Povo, Lisboa, 15 de Abril

Sessão marcada por avarias e desencontros, esta dedicada à poesia de José-Emílio Nelson, que terá para mim sempre o caracter de «Beleza Tocada», de fruto que o toque encaminha para a maturação, talvez o apodrecimento. O Henrique de-tantos-nomes Fialho ficou na estrada, traído pelo motor. O Filipe [de Homem Fonseca] foi travado e não podemos ver as suas mãos dançar no ar que o teremim respira. Mas o Pedro [Proença] desenhou com a voz, a Rita [Taborda Duarte] abriu caminhos, que o Luís [Carmelo] e eu seguimos diligentemente. Mas esta poesia é ruim de se dizer, despega-se dos olhos, faz-se agreste e desassossegada, com ela todo o caminho se faz sobre gelo fino. Peculiar, portanto, o encontro.

Coura, sem paredes, 26 de Abril

De súbito, na esplanada, talvez em resposta ao Trakl que o António [de Castro Caeiro] acabava de ler, o Miguel [Martins] diz de cor o «soneto presente», do Ary dos Santos. Na rua onde pulsa o coração desta terra inscrevo na pele o meu hino para estes dias. «Não me digam mais nada senão morro/ aqui neste lugar dentro de mim/ a terra de onde venho é onde moro/ o lugar de que sou é estar aqui.// Não me digam mais nada senão falo/ e eu não posso dizer eu estou de pé./ De pé como um poeta ou um cavalo/ de pé como quem deve estar quem é.// Aqui ninguém me diz quando me vendo/ a não ser os que eu amo os que eu entendo/ os que podem ser tanto como eu.// Aqui ninguém me põe a pata em cima/ porque é de baixo que me vem acima/ a força do lugar que for o meu.» As gaiolas também se rasgam, grita o cartaz do «REALIZAR:poesia» (algures na página), assinado pelo António Pinto.

Biblioteca Aquilino Ribeiro, Coura, 27 de Abril

Por agora, uma certa ideia totalitária de cânone enquanto regulador do gosto vai fazendo escola, suscitando aqui e ali boas traduções, mas acompanhado de retóricas castigadoras, sem se afastar de miserável proselitismo. O momento, portanto, não será o melhor para entender que alguns livros possam nascer de gestos de amor, na crença de que o humano possui grandeza única. E que merece ser celebrada. O António Cabrita e o Miguel [Martins] escolheram guiar-nos através da esparsa produção do Levi [Condinho] com este «Pequeno Roteiro Cego». Trata-se de um tributo afectivo, um reconhecimento da importância que o autor teve no concreto de algumas vidas, tornando-se ainda testemunho de um certo tempo. A poesia ilumina e muito para além desta circunstância, apesar da tocante simplicidade que parece praticar. E depois Levi Condinho trata deus por tu, chama-o para inúmeras conversas, de braço dado, de olhos nos olhos. O autor não quis subir, não se dá com viagens, mas foi devidamente descrito enquanto paisagem pelo Miguel. Por causa da música que soa ininterruptamente em pano de fundo, a Luísa [Pires Barreto] glosou na capa um certo modo das cores se arrumarem para dizer jazz, como foi com certas editoras que, no seu tempo, não recusaram esta luxúria.

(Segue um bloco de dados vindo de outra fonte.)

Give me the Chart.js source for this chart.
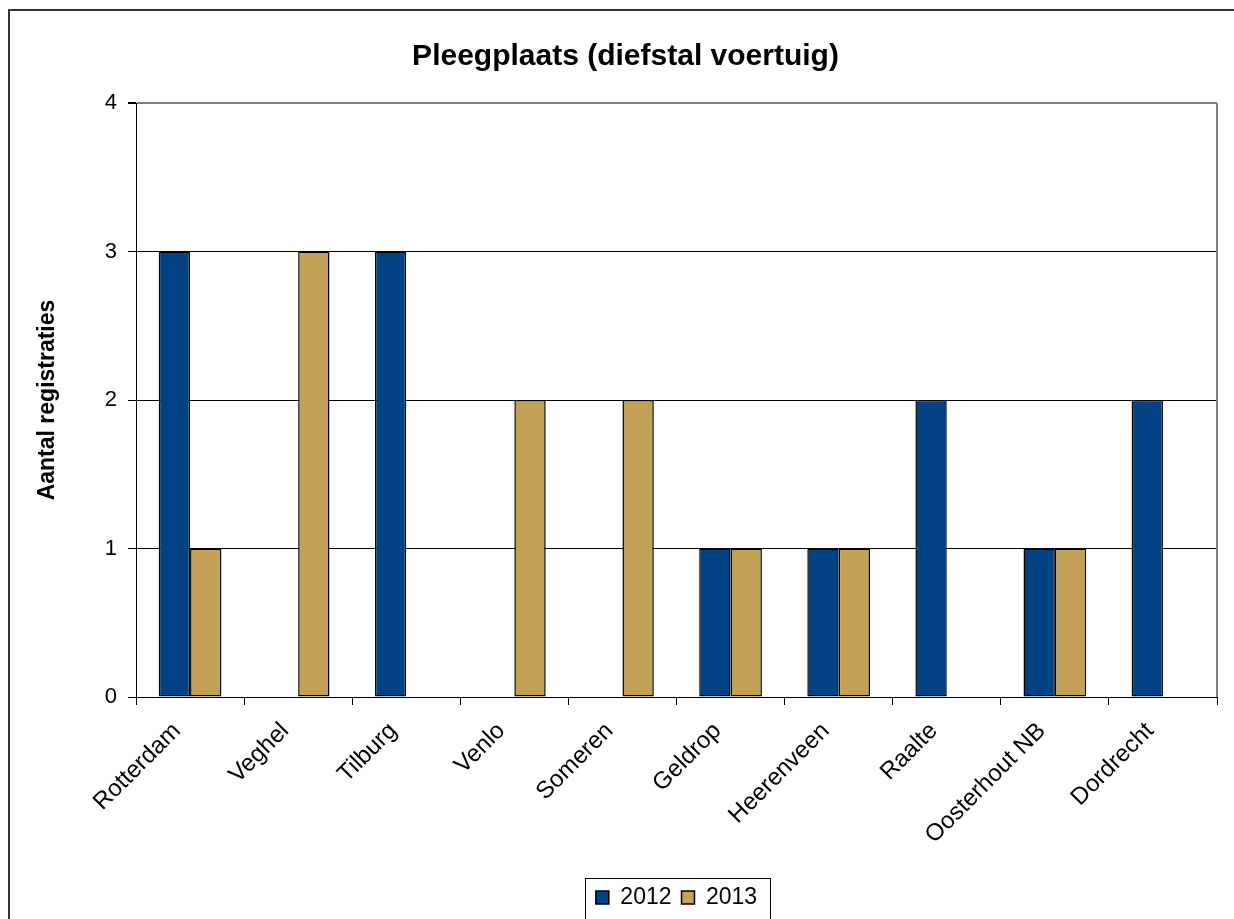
<!DOCTYPE html>
<html>
<head>
<meta charset="utf-8">
<script src="https://cdn.jsdelivr.net/npm/chart.js@4"></script>
<style>
  html, body { margin: 0; padding: 0; background: #fff; }
  #wrap { width: 1234px; height: 919px; }
</style>
</head>
<body>
<div id="wrap"><canvas id="pleegChart" width="1234" height="919"></canvas></div>
<script>
const plaatsen = ['Rotterdam', 'Veghel', 'Tilburg', 'Venlo', 'Someren', 'Geldrop', 'Heerenveen', 'Raalte', 'Oosterhout NB', 'Dordrecht'];
const jaar2012 = [3, 0, 3, 0, 0, 1, 1, 2, 1, 2];
const jaar2013 = [1, 3, 0, 2, 2, 1, 1, 0, 1, 0];
const yTicks = [0, 1, 2, 3, 4];

const lettertype = 'Arial, "Liberation Sans", sans-serif';

// kader rond de hele grafiek, rand rechts van plotgebied, kader om legenda
const kaderPlugin = {
    id: 'kader',
    afterLayout(chart) {
        // titel iets naar rechts, zoals in het origineel
        if (chart.titleBlock) {
            chart.titleBlock.left += 17;
            chart.titleBlock.right += 17;
        }
    },
    beforeDraw(chart) {
        const ctx = chart.ctx;
        ctx.save();
        ctx.fillStyle = '#fff';
        ctx.fillRect(0, 0, chart.width, chart.height);
        ctx.strokeStyle = '#333';
        ctx.lineWidth = 2;
        ctx.strokeRect(9, 10, 1240, 930);
        ctx.restore();
    },
    afterDraw(chart) {
        const ctx = chart.ctx;
        const a = chart.chartArea;
        ctx.save();
        ctx.strokeStyle = '#808080';
        ctx.lineWidth = 2;
        ctx.beginPath();
        ctx.moveTo(a.right, a.top);
        ctx.lineTo(a.right, a.bottom);
        ctx.stroke();

        const lg = chart.legend;
        if (lg && lg.legendHitBoxes.length) {
            const boxes = lg.legendHitBoxes;
            const last = boxes[boxes.length - 1];
            const l = boxes[0].left - 11;
            const r = last.left + last.width + 13;
            ctx.strokeStyle = '#000';
            ctx.lineWidth = 1;
            ctx.strokeRect(Math.round(l) + 0.5, 878.5, Math.round(r - l), 60);
        }
        ctx.restore();
    }
};

const ctx = document.getElementById('pleegChart').getContext('2d');
new Chart(ctx, {
    type: 'bar',
    data: {
        labels: plaatsen,
        datasets: [
            {
                label: '2012',
                data: jaar2012,
                backgroundColor: '#004283',
                borderColor: '#000',
                borderWidth: 1.5,
                borderSkipped: false,
                categoryPercentage: 0.58,
                barPercentage: 1
            },
            {
                label: '2013',
                data: jaar2013,
                backgroundColor: '#C2A157',
                borderColor: '#000',
                borderWidth: 1.5,
                borderSkipped: false,
                categoryPercentage: 0.58,
                barPercentage: 1
            }
        ]
    },
    options: {
        responsive: false,
        animation: false,
        layout: { padding: { left: 0, right: 17, top: 0, bottom: 0 } },
        plugins: {
            title: {
                display: true,
                text: 'Pleegplaats (diefstal voertuig)',
                color: '#000',
                font: { family: lettertype, size: 30, weight: 'bold' },
                padding: { top: 39, bottom: 28 }
            },
            legend: {
                position: 'bottom',
                fullSize: false,
                labels: {
                    color: '#000',
                    boxWidth: 13,
                    boxHeight: 13,
                    padding: 10,
                    font: { family: lettertype, size: 23 }
                }
            },
            tooltip: { enabled: false }
        },
        scales: {
            x: {
                grid: {
                    offset: true,
                    drawOnChartArea: false,
                    tickLength: 8,
                    tickColor: '#000'
                },
                border: { color: '#000', width: 1 },
                ticks: {
                    color: '#000',
                    minRotation: 45,
                    maxRotation: 45,
                    padding: 12,
                    labelOffset: -13,
                    font: { family: lettertype, size: 24 }
                },
                afterFit(scale) { scale.height = 179; }
            },
            y: {
                min: 0,
                max: 4,
                afterBuildTicks(scale) { scale.ticks = yTicks.map(v => ({ value: v })); },
                grid: {
                    color: c => (c.tick && c.tick.value === 4) ? '#808080' : '#000',
                    lineWidth: c => (c.tick && c.tick.value === 4) ? 2 : 1,
                    tickLength: 8,
                    tickColor: '#000'
                },
                border: { color: '#000', width: 1 },
                ticks: {
                    color: '#000',
                    padding: 11,
                    font: { family: lettertype, size: 22 }
                },
                title: {
                    display: true,
                    text: 'Aantal registraties',
                    color: '#000',
                    font: { family: lettertype, size: 23, weight: 'bold' },
                    padding: { top: 34, bottom: 0 }
                },
                afterFit(scale) { scale.width = 136; }
            }
        }
    },
    plugins: [kaderPlugin]
});
</script>
</body>
</html>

«A sensibilidade do miolo miúdo do poema/ não concebe o grito do pregador/ nem o sarcasmo dos castrados da intempérie// o homem vai no transporte da sua vida/ e a escrita faz-se no andar do transporte/ quem entende apenas o exterior parado/ nada vê – por isso o abandono é tanto// e o pudor de uma flor discreta comove/ como o grito das aves na montanha árida// voltar ao grito e ao silêncio/ mas não da forma tão visível como quereis/ eis a ciência do azul de dentro// canto/ mas os cães mijam/ nos postes de silêncio/ do meu canto.»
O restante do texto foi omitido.